### Material provided
--- BEGIN ---

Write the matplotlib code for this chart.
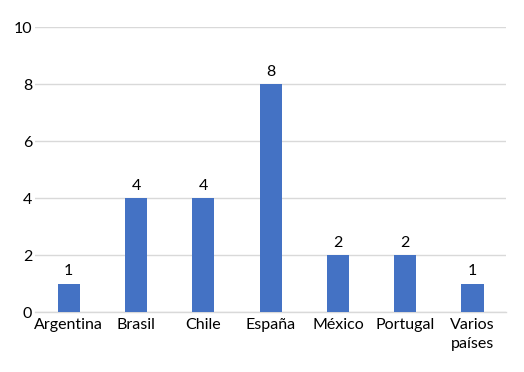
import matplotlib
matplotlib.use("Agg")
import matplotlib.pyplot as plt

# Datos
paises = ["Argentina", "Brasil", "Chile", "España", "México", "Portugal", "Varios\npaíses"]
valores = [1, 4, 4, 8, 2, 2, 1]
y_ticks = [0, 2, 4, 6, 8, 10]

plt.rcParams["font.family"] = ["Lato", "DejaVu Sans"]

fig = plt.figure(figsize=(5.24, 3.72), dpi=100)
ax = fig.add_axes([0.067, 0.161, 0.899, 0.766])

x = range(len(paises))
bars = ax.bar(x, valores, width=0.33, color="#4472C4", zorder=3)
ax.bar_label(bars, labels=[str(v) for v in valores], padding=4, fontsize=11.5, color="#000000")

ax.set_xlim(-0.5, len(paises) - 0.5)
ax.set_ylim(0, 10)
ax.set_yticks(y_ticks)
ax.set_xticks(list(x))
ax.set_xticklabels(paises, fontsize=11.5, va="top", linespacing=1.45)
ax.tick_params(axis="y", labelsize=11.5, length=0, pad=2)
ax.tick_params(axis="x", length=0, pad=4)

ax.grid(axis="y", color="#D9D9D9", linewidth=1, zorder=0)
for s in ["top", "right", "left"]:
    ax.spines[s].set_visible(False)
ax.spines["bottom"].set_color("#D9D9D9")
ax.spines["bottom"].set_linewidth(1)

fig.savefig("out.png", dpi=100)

--- END ---

### Given request
All the lines above are to be given again exactly as they read, with the pictures removed.

### Finished answer
Write the matplotlib code for this chart.
import matplotlib
matplotlib.use("Agg")
import matplotlib.pyplot as plt

# Datos
paises = ["Argentina", "Brasil", "Chile", "España", "México", "Portugal", "Varios\npaíses"]
valores = [1, 4, 4, 8, 2, 2, 1]
y_ticks = [0, 2, 4, 6, 8, 10]

plt.rcParams["font.family"] = ["Lato", "DejaVu Sans"]

fig = plt.figure(figsize=(5.24, 3.72), dpi=100)
ax = fig.add_axes([0.067, 0.161, 0.899, 0.766])

x = range(len(paises))
bars = ax.bar(x, valores, width=0.33, color="#4472C4", zorder=3)
ax.bar_label(bars, labels=[str(v) for v in valores], padding=4, fontsize=11.5, color="#000000")

ax.set_xlim(-0.5, len(paises) - 0.5)
ax.set_ylim(0, 10)
ax.set_yticks(y_ticks)
ax.set_xticks(list(x))
ax.set_xticklabels(paises, fontsize=11.5, va="top", linespacing=1.45)
ax.tick_params(axis="y", labelsize=11.5, length=0, pad=2)
ax.tick_params(axis="x", length=0, pad=4)

ax.grid(axis="y", color="#D9D9D9", linewidth=1, zorder=0)
for s in ["top", "right", "left"]:
    ax.spines[s].set_visible(False)
ax.spines["bottom"].set_color("#D9D9D9")
ax.spines["bottom"].set_linewidth(1)

fig.savefig("out.png", dpi=100)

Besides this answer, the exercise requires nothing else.